Nanonetworks are expected to expand the capabilities of single nanomachines both in terms of complexity and range of operation by allowing them to coordinate, share and fuse information. With the advent of breakthroughs in nanotechnology and nanomaterials, we now have access to micro/nano nodes that are performing simple tasks in many fields and applications. 

However, a single node working independently is generally not adequate for high-impact applications of nanotechnology. Instead, these applications necessitate large group of nodes working in concert. Therefore, a demand for communication between micro/nano nodes at small scales become imperative to fully achieve the potential of nanotechnology. 

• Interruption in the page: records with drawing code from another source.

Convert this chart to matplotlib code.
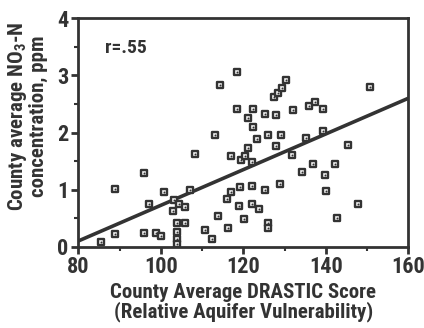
import matplotlib
matplotlib.use('Agg')
import matplotlib.pyplot as plt
import matplotlib.ticker as mtick

# county average DRASTIC score vs county average NO3-N (ppm)
drastic = [85.5, 88.8, 88.8, 96.0, 96.0, 97.1, 98.8, 100.0, 100.8, 102.9,
           103.1, 103.9, 103.9, 103.9, 103.9, 104.3, 105.8, 105.9, 107.0, 108.3,
           110.8, 112.3, 113.0, 113.9, 114.4, 116.0, 116.3, 116.9, 116.9, 118.4,
           118.4, 119.0, 119.3, 119.4, 120.2, 120.4, 121.1, 121.1, 122.0, 122.0,
           122.2, 122.3, 122.3, 123.4, 123.7, 125.2, 125.3, 125.9, 126.0, 126.0,
           127.4, 128.0, 128.0, 128.3, 128.9, 129.1, 129.3, 130.4, 131.7, 132.0,
           134.1, 135.1, 135.9, 136.9, 137.4, 139.2, 139.3, 139.9, 140.0, 142.2,
           142.7, 145.3, 147.8, 150.7]
nitrate = [0.09, 0.23, 1.01, 0.24, 1.29, 0.74, 0.24, 0.19, 0.95, 0.62,
           0.82, 0.25, 0.14, 0.05, 0.41, 0.74, 0.41, 0.69, 1.00, 1.62,
           0.29, 0.13, 1.95, 0.54, 2.84, 0.83, 0.33, 1.59, 0.95, 3.06,
           2.41, 0.71, 1.05, 1.51, 0.49, 1.59, 2.25, 1.72, 1.07, 0.74,
           1.49, 2.41, 2.09, 1.89, 0.66, 2.32, 1.00, 1.96, 0.42, 0.32,
           2.62, 2.30, 1.77, 2.70, 1.10, 1.95, 2.78, 2.92, 1.61, 2.40,
           1.30, 1.91, 2.47, 1.45, 2.54, 2.03, 2.42, 1.26, 0.98, 1.44,
           0.51, 1.78, 0.74, 2.80]

# regression line end points
fit_x = [80, 160]
fit_y = [0.10, 2.60]

ink = '#333333'
plt.rcParams['font.family'] = ['Roboto Condensed', 'DejaVu Sans']
plt.rcParams['font.weight'] = 'bold'
plt.rcParams['mathtext.fontset'] = 'custom'
plt.rcParams['mathtext.rm'] = 'Roboto Condensed:bold'
plt.rcParams['mathtext.default'] = 'rm'

fig = plt.figure(figsize=(4.24, 3.28), dpi=100)
ax = fig.add_axes([0.185, 0.248, 0.778, 0.696])

ax.plot(fit_x, fit_y, color=ink, lw=2.6, solid_capstyle='butt', zorder=2)
ax.scatter(drastic, nitrate, marker='s', s=17, facecolor='#f4f4f4',
           edgecolor=ink, linewidths=1.7, zorder=3)
ax.scatter(drastic, nitrate, marker='o', s=2, color=ink, linewidths=0, zorder=4)

ax.set_xlim(80, 160)
ax.set_ylim(0, 4)
ax.xaxis.set_major_locator(mtick.MultipleLocator(20))
ax.xaxis.set_minor_locator(mtick.MultipleLocator(10))
ax.yaxis.set_major_locator(mtick.MultipleLocator(1))
ax.yaxis.set_minor_locator(mtick.MultipleLocator(0.5))

for s in ax.spines.values():
    s.set_color(ink)
    s.set_linewidth(2.0)

ax.tick_params(which='major', direction='out', length=5, width=2, color=ink,
               labelsize=16, labelcolor=ink, pad=2)
ax.tick_params(which='minor', direction='out', length=3, width=1.5, color=ink)

ax.set_xlabel('County Average DRASTIC Score\n(Relative Aquifer Vulnerability)',
              fontsize=15, color=ink, fontweight='bold', linespacing=1.0, labelpad=3)
ax.set_ylabel('County average NO$_3$-N\nconcentration, ppm',
              fontsize=15, color=ink, fontweight='bold', linespacing=1.0)
ax.yaxis.set_label_coords(-0.093, 0.57)

ax.text(0.08, 0.87, 'r=.55', transform=ax.transAxes, fontsize=14,
        fontweight='bold', color=ink, va='center', ha='left')

fig.savefig('out.png', dpi=100)
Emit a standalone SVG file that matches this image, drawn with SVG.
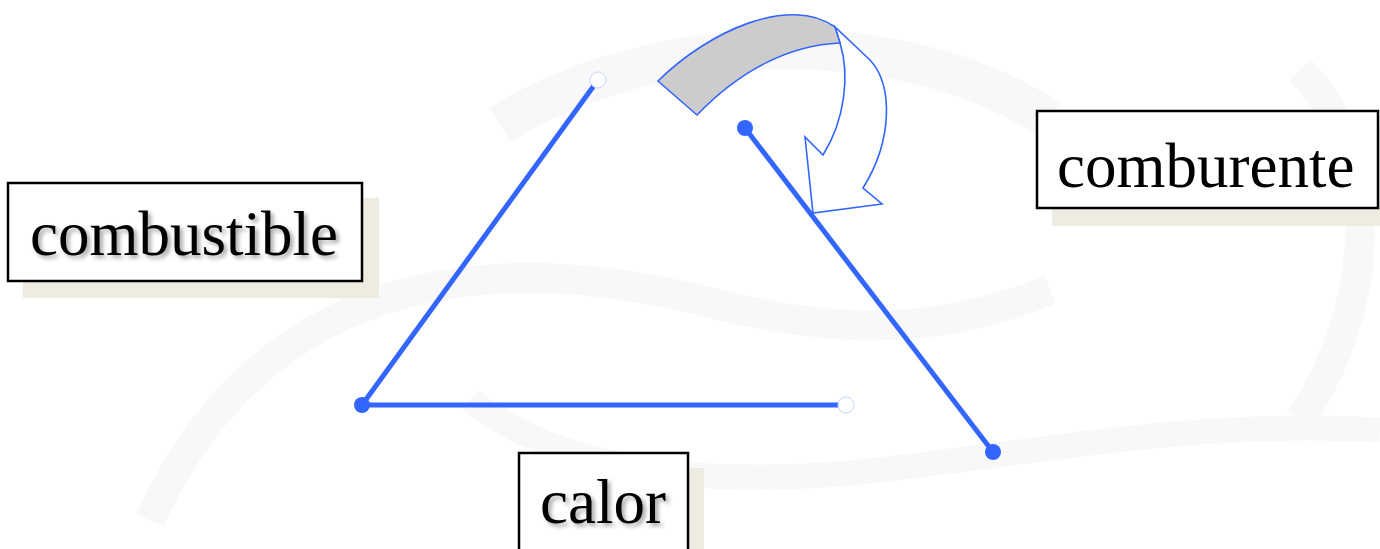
<svg xmlns="http://www.w3.org/2000/svg" width="1380" height="549" viewBox="0 0 1380 549">
<defs>
<style>
.lbl{font-family:"Liberation Serif","Times New Roman",serif;font-size:63px;fill:#000}
.box{fill:#fff;stroke:#000;stroke-width:2.5}
.shd{fill:#EEECE1}
.edge{stroke:#3366FF;stroke-width:5;fill:none}
.dot{fill:#3366FF}
.hole{fill:#fff;stroke:#C8D4FF;stroke-width:1}
.arr{stroke:#3366FF;stroke-width:1.6;stroke-linejoin:miter}
.bg{fill:none;stroke:#F8F8F8}
</style>
<filter id="ts" x="-10%" y="-20%" width="130%" height="150%">
<feDropShadow dx="3" dy="3" stdDeviation="2" flood-color="#000" flood-opacity="0.35"/>
</filter>
</defs>
<rect width="1380" height="549" fill="#fff"/>
<g id="background">
<path class="bg" stroke-width="40" d="M500,125 C650,30 900,20 1050,120"/>
<path class="bg" stroke-width="30" d="M150,520 C250,300 450,240 700,300 C850,340 950,330 1050,290"/>
<path class="bg" stroke-width="25" d="M470,400 C560,470 700,490 880,470 C1050,450 1200,420 1380,430"/>
<path class="bg" stroke-width="30" d="M1300,70 C1380,150 1380,300 1300,420"/>
</g>
<g id="connectors">
<line class="edge" x1="598" y1="80" x2="362" y2="405"/>
<line class="edge" x1="362" y1="405" x2="846" y2="405"/>
<line class="edge" x1="745" y1="128" x2="993" y2="452"/>
<circle class="dot" cx="362" cy="405" r="8"/>
<circle class="dot" cx="745" cy="128" r="8"/>
<circle class="dot" cx="993" cy="452" r="8"/>
<circle class="hole" cx="598" cy="80" r="8"/>
<circle class="hole" cx="846" cy="405" r="8"/>
</g>
<g id="curved-arrow">
<path class="arr" fill="#fff" d="M840,43 C850,75 845,120 823,155 L805,137 L813,213 L882,204 L863,188 C893,140 893,85 870,60 L835,27 Z"/>
<path class="arr" fill="#CCCCCC" d="M658,81 C710,30 790,-5 835,27 L840,43 C790,45 740,70 697,115 Z"/>
</g>
<g id="combustible">
<rect class="shd" x="23" y="198" width="356" height="100"/>
<rect class="box" x="8" y="183" width="354" height="98"/>
<text class="lbl" x="30" y="255" filter="url(#ts)">combustible</text>
</g>
<g id="comburente">
<rect class="shd" x="1052" y="126" width="328" height="100"/>
<rect class="box" x="1037" y="111" width="341" height="97"/>
<text class="lbl" x="1057" y="187">comburente</text>
</g>
<g id="calor">
<rect class="shd" x="534" y="468" width="170" height="90"/>
<rect class="box" x="519" y="453" width="169" height="110"/>
<text class="lbl" x="540" y="523" filter="url(#ts)">calor</text>
</g>
</svg>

Nanonetworks can have a very significant impact in many areas, such as environmental research, surveillance, goods monitoring, Internet of Nano(bio)things, etc.  but are especially envisioned for medical practice. Potential applications in this area include personalized diagnosis, targeted and localized drug delivery, tumor cell detection and atherosclerosis (disease) detection.
  

- Near-field (NFC) Communication

Near-Field-Communication (NFC) is a set of communication protocols for communication between two electronic devices over a distance of 4 cm (11⁄2 in) or less. NFC offers a low-speed connection with simple setup that can be used to bootstrap more-capable wireless connections.  

Near-field communication (NFC) is a short-range wireless technology that makes your smartphone, tablet, wearables, payment cards, and other devices even smarter. Near-field communication is the ultimate in connectivity. With NFC, you can transfer information between devices quickly and easily with a single touch - whether paying bills, exchanging business cards, downloading coupons, or sharing a research paper.

NFC devices can act as electronic identity documents and keycards. They are used in contactless payment systems and allow mobile payment replacing or supplementing systems such as credit cards and electronic ticket smart cards. This is sometimes called NFC/CTLS or CTLS NFC, with contactless abbreviated CTLS. NFC can be used for sharing small files such as contacts, and bootstrapping fast connections to share larger media such as photos, videos, and other files.

- Near-me (NAN) Area Network

A near-me area network (NAN) is a communication network that focuses on wireless communication among devices in close proximity. 

Unlike local area networks (LANs), where the devices are in the same network segment and share the same broadcast domain, the devices in a NAN can belong to different proprietary network infrastructures (for example, different mobile carriers). If two devices are geographically close, the communication path between them might, in fact, traverse a long distance, going from a LAN, through the Internet, and to another LAN. 

NAN applications focus on two-way communications among devices within a certain proximity to each other, but don't generally concern themselves with the devices' exact locations.